The comedy of errors is, in Shakespeare, essential to comedy at all. Without mistakes of identity, disguises,  mishearings and misinterpretations – think of Malvolio, for instance -  there would be no comedic business.
Two of the great novelists of the twentieth century – Nabokov and Queneau – are specialists in the mistake. Pnin, for instance, is wound around a mistake that is signaled at the very beginning of the book by the omniscient and ominous narrator – Pnin is on the wrong train. From whence he proceeds to the wrong bus. Queneau, in Chiendent, sets the plot in motion with a mistaken inference by the terrible Madame Cloche, who thinks that Pierre Le Grand and Etienne Marcel are planning to rob pere Taupe. This misunderstanding has many levels. It derives from a misunderstanding of a phrase that Cloche overheard; and it leads her to infer that Pere Taupe, contrary to his appearance as a miserable quasi-bum, is actually a mythical miser.

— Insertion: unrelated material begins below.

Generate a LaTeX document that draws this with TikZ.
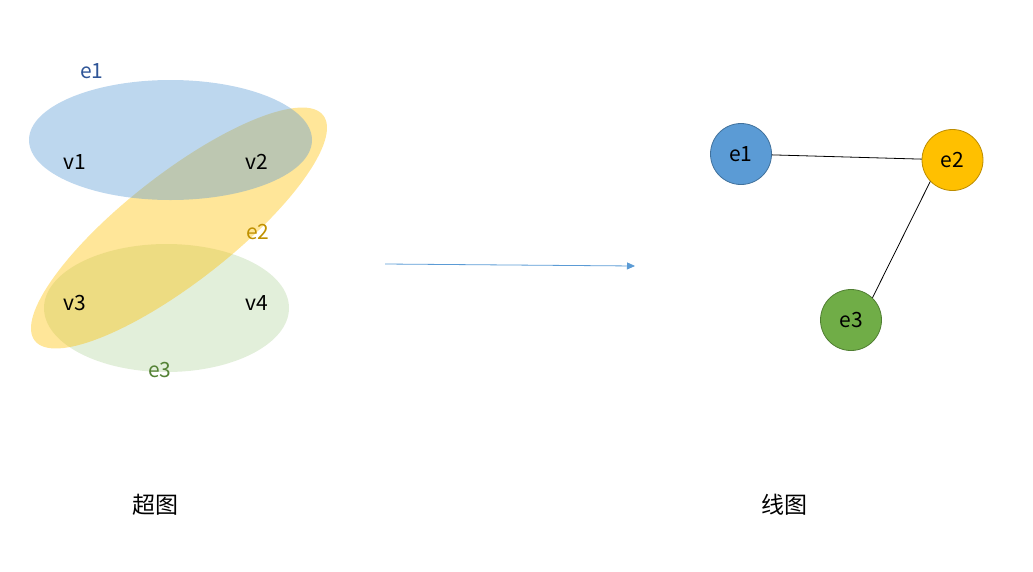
\documentclass[tikz,border=0pt]{standalone}
\usepackage{fontspec}
\setmainfont{Noto Sans CJK SC}
\usetikzlibrary{arrows.meta}
\definecolor{eblue}{HTML}{5B9BD5}
\definecolor{eyellow}{HTML}{FFC000}
\definecolor{egreen}{HTML}{70AD47}
\definecolor{eblueline}{HTML}{41719C}
\definecolor{eyellowline}{HTML}{BC8C00}
\definecolor{egreenline}{HTML}{507E32}
\definecolor{eblueText}{HTML}{2F5597}
\definecolor{eyellowText}{HTML}{BF9000}
\definecolor{egreenText}{HTML}{548235}

\begin{document}
\begin{tikzpicture}[x=1pt,y=-1pt,
  edgeset/.style={fill opacity=#1},
  lbl/.style={inner sep=0pt,font=\fontsize{21}{25}\selectfont},
  caption/.style={inner sep=0pt,font=\fontsize{23}{27}\selectfont},
  enode/.style={circle,minimum size=61pt,inner sep=0pt,line width=.8pt,font=\fontsize{21}{25}\selectfont},
  link/.style={line width=.8pt,black}]
\useasboundingbox (0,0) rectangle (1033,571);
% ---- hypergraph: e3 below, e2 across, e1 on top
\fill[egreen,edgeset=.2] (166.5,308) ellipse [x radius=122.5,y radius=64];
\fill[eyellow,edgeset=.4,rotate around={38:(179,228)}] (179,228) ellipse [x radius=183,y radius=54];
\fill[eblue,edgeset=.4] (170.5,140) ellipse [x radius=141.5,y radius=60];
% ---- vertices
\node[lbl] (v1) at (75,162) {v1};
\node[lbl] (v2) at (257,162) {v2};
\node[lbl] (v3) at (75,303) {v3};
\node[lbl] (v4) at (257,303) {v4};
% ---- hyperedge labels
\node[lbl,text=eblueText] (h1) at (92,71.5) {e1};
\node[lbl,text=eyellowText] (h2) at (258,232.5) {e2};
\node[lbl,text=egreenText] (h3) at (160,370) {e3};
% ---- arrow between the two pictures
\coordinate (from) at (385,264);
\coordinate (to) at (635,266);
\draw[eblue,line width=.8pt,-{Triangle[length=8pt,width=7pt]}] (from) -- (to);
% ---- line graph
\node[enode,fill=eblue,draw=eblueline] (e1) at (741,154) {e1};
\node[enode,fill=eyellow,draw=eyellowline] (e2) at (952.5,160) {e2};
\node[enode,fill=egreen,draw=egreenline] (e3) at (851,320) {e3};
\draw[link] (e1) -- (e2);
\draw[link] (e2.224) -- (e3.46);
% ---- captions
\node[caption] (hyper) at (155.5,505) {超图};
\node[caption] (line) at (784.5,505) {线图};
\end{tikzpicture}
\end{document}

If the world and logic were one and the same thing, these errors would cancel themselves out. They couldn’t cause anything, because they wouldn’t have any substance. From the moment that we see that logic and the world are two separate things, we see how the world is fictionable.  We see the work of error, we see how it blooms in the world. Michael Wood touches briefly on a question that was once vexatious – what use is art, or how can art be useful – to get to the question of how literature knows things. This locution – taking an object that is known and making it a knower, as in such book titles as “what buildings know” or “what poems know”, etc., is a contemporary fashion that, I can’t help but think, was helped along by the fact that computers, which we all use, seem to do things like knowing. In the early modern era, the displacement of knowing from the consciousness to the object was a principle in alchemy and, in general, occult knowledge. Even then, the fact that a place “has a memory” – a theory of Cornelius Agrippa – was not attributed, ultimately, to the place, but rather to spirits.  The question of the cognitive function of literature is, though, a bastard continuation of the great aesthetic debate between the old purists, the high modernists, for whom literature was autonomous and removed from the world of use, and the counter-modernists, the realists (socialist and otherwise), for whom literature was a means to an end – usually consciousness raising, sometimes outrage, sometimes pointing out a social ill.
That debate, while it is no longer conducted on the lofty, Adorno-ian plane, is still definitely around. My own tastes are mostly for the high modern monuments, but I don’t think my tastes encompass all literature, and it is easy to see how a literary work  could also be didactically important, or raise consciousness, etc.
We could look at this another way by using elements of Victor Turner’s idea of “ritual process”, and in particular the ideas of anti-structure and liminality. Turner writes of these things under the general notion of communitas – a non-structured, non-hierarchical gathering that inevitably hardens into organization.  But I think of this non-structured thrusting of the liminal as something larger than communitas. It is, in fact, the fictionable world, the world in which mistakes actually produce ontologically real events – in which the nothing of falsehood is a cause. The world in which we pretend logic and the world are identical bears a name: the serious world. But the world in which logic and the world suddenly separate is harder to name. It is the ludicrous world. It can be terrible, or terribly funny, or both.

That is an aspect of the world that fascinates me.